Electric and driverless cars could provide an AUD$92 billion boost to Australia’s economy by 2050, according to a new study.
The indicative analysis, by management consulting firm L.E.K. Consulting, found that as new mobility innovations benefit GDP and employment, the country’s economy could enjoy growth of up to $92 billion.
The report notes that new technologies and mobility options such as car-sharing and ride sharing/pooling are already changing the way people travel. But innovations such as autonomous vehicles, electric vehicles and on-demand transport are likely to bring even more dramatic shifts, according to the authors.
“New mobility innovations promise a range of social and environmental advantages, making travel simpler and cheaper, reducing pollution, and cutting road accidents,” said Mark Streeting, Partner at L.E.K. and report author.
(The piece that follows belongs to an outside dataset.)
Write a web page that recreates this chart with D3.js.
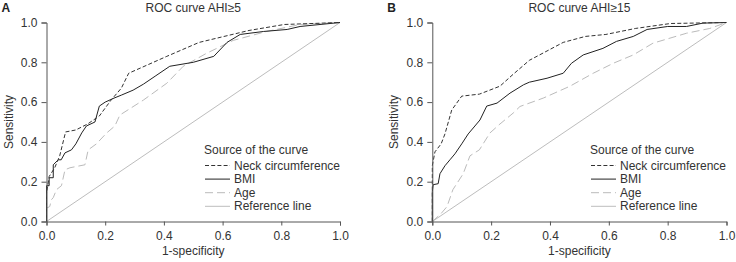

“The analysis suggests there could be measurable economic benefits for Australia from consumers adopting new mobility trends and technologies.”
According to the report’s findings, the introduction and adoption of new mobility options could increase Australia’s GDP by between AUD$62 billion and AUD$92 billion by 2050, a rise of 2-3% over projected GDP without new mobility options.
The analysis forecasts that the advent of new mobility could boost employment in Australia by 1-2%, adding the equivalent of up to 274,000 full-time jobs.
Around half of the estimated increase in GDP is likely to come from improved labour force participation as new mobility options such as autonomous vehicles make it easier for people to travel to work, said the authors.
Meanwhile, as automated vehicle technologies help to improve road safety, lower vehicle accident rates will also improve GDP by between AUD$30 billion and AUD$46 billion by 2050, the report found, with much of this increase coming from improved labour productivity and lower insurance costs.
When it comes to autonomous vehicles, the authors said that ‘robot taxis’ could account for between 25% and 45% of these vehicles by 2050, making up the largest part of the sector.
The report also found that the growth of electric vehicles in Australia could see the internal combustion engine’s share of the country’s car market fall to as little as 17% by 2050, compared with 99% in 2017.